Constance Vera Stevens was born in Holloway, London. She specialised in musicals and light comedies. She was a blonde with a seductive throaty speaking voice. Gray was a child stage actress before breaking into films in the 1930s. She trained as a child at the Fay Compton School of Dramatic Art.

She appeared in the 1941 Dangerous Moonlight, but in 1942 she temporarily retired from acting due to ill-health. She returned to acting in 1946 in films such as Green for Danger (1946), Carnival (1946) and They Made Me a Fugitive (1947) RKO executives, impressed with Ms. Gray, authorized producer William Sistrom to offer her a long term contract if she would come to America. John Paddy Carstairs, director of The Saint in London, also thought she could be a star.

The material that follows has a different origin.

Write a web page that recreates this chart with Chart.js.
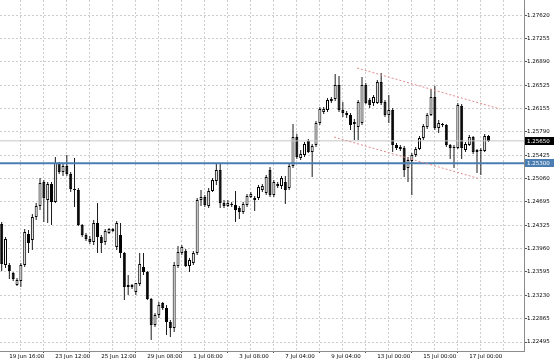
<!DOCTYPE html>
<html><head><meta charset="utf-8">
<script src="https://cdn.jsdelivr.net/npm/chart.js@4/dist/chart.umd.min.js"></script>
<style>html,body{margin:0;padding:0;background:#fff;overflow:hidden}canvas{display:block}</style>
</head><body>
<canvas id="c" width="554" height="360"></canvas>
<script>
// ---- data (GBPUSD, H4 candles, 19 Jun 08:00 -> 17 Jul 20:00) ----
const openP = [
1.24346,1.23703,1.23703,1.23578,1.23390,1.23452,1.23703,1.24190,1.24095,1.24456,
1.24629,1.25005,1.24723,1.24974,1.24691,1.25303,1.25162,1.25256,1.25131,1.24895,
1.24880,1.24331,1.24174,1.24111,1.24064,1.24362,1.24142,1.24064,1.24205,1.24237,
1.23986,1.24174,1.23892,1.23358,1.23390,1.23280,1.23405,1.23672,1.23594,1.23170,
1.22762,1.22919,1.23107,1.23029,1.22809,1.22715,1.23688,1.23892,1.23923,1.23688,
1.23735,1.23892,1.24723,1.24770,1.24629,1.24864,1.25021,1.25193,1.24676,1.24629,
1.24660,1.24644,1.24597,1.24535,1.24644,1.24770,1.24723,1.24754,1.24880,1.24833,
1.25193,1.24801,1.24942,1.24942,1.25005,1.24911,1.25256,1.25711,1.25381,1.25429,
1.25648,1.25476,1.25585,1.25931,1.26103,1.26134,1.26276,1.26307,1.26527,1.26134,
1.26056,1.26056,1.25915,1.25868,1.25931,1.26527,1.26291,1.26244,1.26244,1.26574,
1.26260,1.26056,1.26134,1.25585,1.25554,1.25538,1.25225,1.25334,1.25429,1.25523,
1.25695,1.25868,1.26056,1.26338,1.25852,1.25899,1.25899,1.25585,1.25554,1.25538,
1.26197,1.25507,1.25585,1.25711,1.25507,1.25491,1.25491,1.25727];
const highP = [
1.24378,1.24142,1.23735,1.23594,1.23499,1.23735,1.24268,1.24252,1.24503,1.24676,
1.25068,1.25036,1.25005,1.25005,1.25397,1.25319,1.25303,1.25429,1.25162,1.25381,
1.24911,1.24346,1.24205,1.24158,1.24409,1.24676,1.24174,1.24268,1.24284,1.24284,
1.24393,1.24362,1.23907,1.23546,1.23405,1.23421,1.23892,1.23892,1.23609,1.23186,
1.22950,1.23123,1.23123,1.23076,1.22841,1.23750,1.24001,1.24017,1.23954,1.23813,
1.23923,1.24754,1.24880,1.24801,1.24911,1.25068,1.25303,1.25287,1.24723,1.24723,
1.24691,1.24864,1.24629,1.24691,1.24817,1.24848,1.24786,1.24958,1.24974,1.25115,
1.25240,1.25036,1.25005,1.25099,1.25099,1.25303,1.25915,1.25758,1.25507,1.25632,
1.25680,1.25601,1.25962,1.26182,1.26182,1.26323,1.26338,1.26699,1.26668,1.26260,
1.26119,1.26087,1.25993,1.26291,1.26652,1.26558,1.26323,1.26370,1.26605,1.26715,
1.26291,1.26370,1.26166,1.25617,1.25585,1.25570,1.25397,1.25460,1.25554,1.25727,
1.25915,1.26087,1.26464,1.26511,1.25978,1.25931,1.25915,1.25601,1.25585,1.26244,
1.26229,1.25632,1.25742,1.25727,1.25523,1.25538,1.25758,1.25742];
const lowP = [
1.23609,1.23656,1.23484,1.23452,1.23374,1.23358,1.23672,1.23892,1.23939,1.24409,
1.24566,1.24378,1.24362,1.24331,1.24676,1.25131,1.25099,1.25099,1.24848,1.24613,
1.24315,1.24142,1.24080,1.24033,1.24017,1.23892,1.23892,1.24017,1.24190,1.24221,
1.23939,1.23813,1.23154,1.23233,1.23327,1.23233,1.23374,1.23546,1.23154,1.22527,
1.22731,1.22872,1.22997,1.22605,1.22574,1.22652,1.23656,1.23860,1.23672,1.23594,
1.23703,1.23860,1.24629,1.24613,1.24597,1.24848,1.24958,1.24597,1.24597,1.24613,
1.24613,1.24378,1.24425,1.24503,1.24613,1.24754,1.24550,1.24723,1.24848,1.24801,
1.24770,1.24770,1.24911,1.24895,1.24660,1.24880,1.25225,1.25366,1.25350,1.25397,
1.25460,1.25083,1.25554,1.25899,1.26072,1.26103,1.26244,1.26276,1.26103,1.26025,
1.26009,1.25821,1.25664,1.25664,1.25899,1.26229,1.26166,1.26197,1.26229,1.26213,
1.26025,1.25931,1.25476,1.25507,1.25491,1.25083,1.25005,1.24801,1.25397,1.25507,
1.25664,1.25836,1.26040,1.25821,1.25774,1.25868,1.25554,1.25366,1.25225,1.25523,
1.25366,1.25476,1.25570,1.25444,1.25146,1.25115,1.25476,1.25632];
const closeP = [
1.23719,1.24111,1.23609,1.23484,1.23468,1.23703,1.24221,1.24048,1.24456,1.24629,
1.24989,1.24754,1.24974,1.24691,1.25303,1.25162,1.25256,1.25131,1.24895,1.24880,
1.24331,1.24174,1.24111,1.24064,1.24362,1.24142,1.24048,1.24237,1.24268,1.24268,
1.24362,1.23892,1.23358,1.23390,1.23358,1.23421,1.23719,1.23594,1.23170,1.22762,
1.22919,1.23076,1.23029,1.22809,1.22715,1.23703,1.23907,1.23986,1.23688,1.23782,
1.23892,1.24723,1.24770,1.24644,1.24864,1.25036,1.25193,1.24676,1.24629,1.24676,
1.24644,1.24566,1.24535,1.24660,1.24786,1.24817,1.24754,1.24927,1.24942,1.25083,
1.24801,1.25005,1.24974,1.25068,1.24880,1.25256,1.25711,1.25397,1.25444,1.25601,
1.25476,1.25570,1.25931,1.26150,1.26150,1.26291,1.26307,1.26527,1.26134,1.26087,
1.26087,1.25899,1.25946,1.26260,1.26527,1.26244,1.26213,1.26338,1.26574,1.26244,
1.26056,1.26134,1.25585,1.25538,1.25523,1.25193,1.25350,1.25429,1.25523,1.25695,
1.25883,1.26056,1.26338,1.25852,1.25931,1.25915,1.25585,1.25538,1.25538,1.26213,
1.25538,1.25601,1.25711,1.25476,1.25476,1.25507,1.25727,1.25650];

// time axis labels and the bars they sit on (one label every 12 bars)
const timeTickLabels = ["19 Jun 16:00","23 Jun 12:00","25 Jun 12:00","29 Jun 08:00","1 Jul 08:00",
  "3 Jul 08:00","7 Jul 04:00","9 Jul 04:00","13 Jul 00:00","15 Jul 00:00","17 Jul 00:00"];
const timeTickBars = [2,14,26,38,50,62,74,86,98,110,122];
// price axis tick labels
const priceTicks = [1.27620,1.27255,1.26890,1.26525,1.26155,1.25790,1.25425,1.25060,
  1.24695,1.24325,1.23960,1.23595,1.23230,1.22865,1.22495];
// horizontal levels
const supportLevel = 1.25300;
const lastPrice = 1.25650;
// descending channel (bar index, price)
const channelUpperBars = [92.7, 130.0];
const channelUpperPrices = [1.26793, 1.26150];
const channelLowerBars = [86.7, 124.3];
const channelLowerPrices = [1.25711, 1.25063];

// ---- view settings ----
const X_MIN = -0.44, X_MAX = 136.26;
const Y_MIN = 1.22354, Y_MAX = 1.27860;
const FONT = {family: 'DejaVu Sans', size: 5.5};
const gridBars = [];
for (let b = 2; b <= 134; b += 6) gridBars.push(b);

const N = closeP.length;
const idx = Array.from({length: N}, (_, i) => i);
const isUp = idx.map(i => closeP[i] >= openP[i]);
const wickData = idx.map(i => ({x: i, y: [lowP[i], highP[i]]}));
const bodyData = idx.map(i => ({x: i, y: [openP[i], closeP[i]]}));
const hLine = v => [{x: X_MIN, y: v}, {x: X_MAX, y: v}];
const seg = (bs, ps) => bs.map((b, k) => ({x: b, y: ps[k]}));

const tagPlugin = {
  id: 'priceTags',
  afterDraw(chart) {
    const {ctx, chartArea, scales: {y}} = chart;
    const tags = [{v: lastPrice, bg: '#000000'}, {v: supportLevel, bg: '#4a7db1'}];
    ctx.save();
    ctx.font = FONT.size + 'px "' + FONT.family + '"';
    ctx.textBaseline = 'middle';
    ctx.textAlign = 'left';
    for (const t of tags) {
      const py = Math.round(y.getPixelForValue(t.v));
      ctx.fillStyle = t.bg;
      ctx.fillRect(chartArea.right + 1, py - 4, chart.width - chartArea.right - 1, 8);
      ctx.fillStyle = '#ffffff';
      ctx.fillText(t.v.toFixed(5), chartArea.right + 3, py + 0.5);
    }
    ctx.restore();
  }
};

new Chart(document.getElementById('c'), {
  type: 'bar',
  data: {
    datasets: [
      {type: 'bar', data: wickData, backgroundColor: '#1a1a1a', borderWidth: 0,
       grouped: false, barPercentage: 1, categoryPercentage: 1, maxBarThickness: 1,
       inflateAmount: 0, order: 4},
      {type: 'bar', data: bodyData,
       backgroundColor: c => isUp[c.dataIndex] ? '#ffffff' : '#000000',
       borderColor: '#000000', borderWidth: 1, borderSkipped: false,
       grouped: false, barPercentage: 1, categoryPercentage: 1, maxBarThickness: 3,
       minBarLength: 1, inflateAmount: 0, order: 3},
      {type: 'line', data: hLine(lastPrice), borderColor: '#c6c6c6', borderWidth: 1,
       pointRadius: 0, fill: false, order: 2},
      {type: 'line', data: hLine(supportLevel), borderColor: '#4a7db1', borderWidth: 2,
       pointRadius: 0, fill: false, order: 1},
      {type: 'line', data: seg(channelUpperBars, channelUpperPrices), borderColor: '#e08a8a',
       borderWidth: 1, borderDash: [2, 2], pointRadius: 0, fill: false, order: 0},
      {type: 'line', data: seg(channelLowerBars, channelLowerPrices), borderColor: '#e08a8a',
       borderWidth: 1, borderDash: [2, 2], pointRadius: 0, fill: false, order: 0}
    ]
  },
  options: {
    responsive: false, animation: false, devicePixelRatio: 1,
    layout: {padding: 0},
    plugins: {legend: {display: false}, tooltip: {enabled: false}},
    scales: {
      x: {
        type: 'linear', min: X_MIN, max: X_MAX, offset: false,
        afterBuildTicks: s => { s.ticks = gridBars.map(v => ({value: v})); },
        afterFit: s => { s.height = 9; s.paddingLeft = 0; s.paddingRight = 0; },
        ticks: {
          autoSkip: false, maxRotation: 0, minRotation: 0, align: 'start', padding: 0,
          font: FONT, color: '#000000',
          callback: v => { const k = timeTickBars.indexOf(v); return k >= 0 ? timeTickLabels[k] : ''; }
        },
        grid: {color: '#cdcdcd', lineWidth: 1, drawTicks: true, tickLength: 2,
          tickColor: c => (c.tick && timeTickBars.indexOf(c.tick.value) >= 0) ? '#555555' : 'rgba(0,0,0,0)'},
        border: {display: true, color: '#8c8c8c', width: 1, dash: [2, 2]}
      },
      y: {
        type: 'linear', position: 'right', min: Y_MIN, max: Y_MAX,
        afterBuildTicks: s => { s.ticks = priceTicks.map(v => ({value: v})); },
        afterFit: s => { s.width = 30; s.paddingTop = 0; s.paddingBottom = 0; },
        ticks: {padding: 0, font: FONT, color: '#000000', callback: v => v.toFixed(5)},
        grid: {color: '#cdcdcd', lineWidth: 1, drawTicks: true, tickLength: 3, tickColor: '#555555'},
        border: {display: true, color: '#8c8c8c', width: 1, dash: [2, 2]}
      }
    }
  },
  plugins: [tagPlugin]
});
</script>
</body></html>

She declined the offer, and stayed in England. She was married to Dominick Browne, 4th Baron Oranmore and Browne from 1951 until his death in 2002. While they had no children, her step-son Tara Browne, the Baron's child from a previous marriage, was a friend of John Lennon. When he was killed in a car accident in 1966 he was immortalized in the song "A Day in the Life." "He blew his mind out in a car... he didn't notice that the lights had change." She is styled Lady Oranmore and Browne through her marriage to the Baron.